I am therefore satisfied that the requirements referred to in Cropley's Ltd. v. Vickery (1920) 27 CLR 321 have been satisfied, namely, that it was the intention of the debtors to suspend payment of their debts because of the circumstances set out in the letter and that a reasonable creditor would have understood the letter to be a notice that payment by the debtors of their liabilities under the guarantees could not be expected. (See: In Re a Debtor (1929) 1 Ch 362.) Indeed, the purpose of writing to creditors was, in substance, to request them to act upon the footing that the debtors were unable to pay their debts. (See: Crook v. Morley (1891) AC 316 at 321.)

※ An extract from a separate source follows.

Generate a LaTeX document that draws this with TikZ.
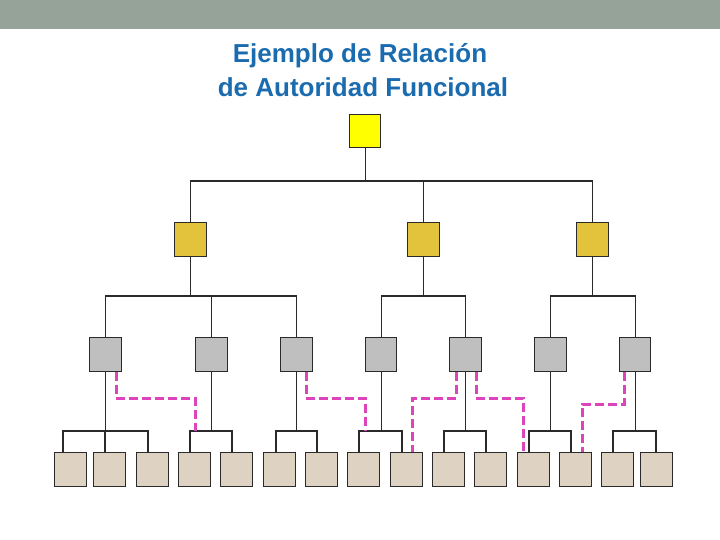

The debtors cannot avoid an act of bankruptcy by objecting to the admissibility of the letter on the basis that a proposal made in the letter was made without prejudice. I adopt the following statement of the rule excluding documents marked "without prejudice" set out by Vaughan Williams J in In Re Daintrey; Ex Parte Holt (1893) 2 QB 116 at 119-120:
"In our opinion the rule which excludes documents marked 'without prejudice' has no application unless some person is in dispute or negotiation with another, and terms are offered for the settlement of the dispute or negotiation, and it seems to us that the judge must necessarily be entitled to look at the document in order to determine whether the conditions, under which alone the rule applies, exist.
The rule is a rule adopted to enable disputants without prejudice to engage in discussion for the purpose of arriving at terms of peace, and unless there is a dispute or negotiations and an offer the rule has no application. It seems to us that the judge must be entitled to look at the document to determine whether the document does contain an offer of terms. Moreover, we think that the rule has no application to a document which, in its nature, may prejudice the person to whom it is addressed. It may be that the words 'without prejudice' are intended to mean without prejudice to the writer if the offer is rejected; but, in our opinion, the writer is not entitled to make this reservation in respect of a document which, from its character, may prejudice the person to whom it is addressed if he should reject the offer, and for this reason also we think the judge is entitled to look at the document to determine its character. ...
There was an offer, i.e., the offer of a composition, which was intended to apply, amongst other things, to the petitioner's claim in the action; but the document, the letter of the debtor to the petitioner, was, in our opinion, more than this: it was a clear act of bankruptcy, and it was notice to the petitioner of such act of bankruptcy, and it seems to us that a notice of an act of bankruptcy cannot be given 'without prejudice' because the document in question was one which, from its character, might prejudicially affect the recipient whether or not he accepted the terms offered thereby. For the reasons already given we think that such a document does not fall within the rule which excludes offers for peace written without prejudice, and ought to have been admitted in evidence. If admitted, it conclusively proves the act of bankruptcy."
Furthermore, although it is not apparent that the parties were then in dispute, proper construction of the letter shows that the claim to immunity from prejudice was directed at admission of liability for debts and, to the foregoing of defences in respect of that liability.
I am, therefore, satisfied that the acts of bankruptcy relied on in these petitions have been committed and accordingly sequestration orders against the estates of the respective debtors will be made, with further orders that the cost of each petition, including reserved costs, be taxed and paid out of the estate of each debtor respectively.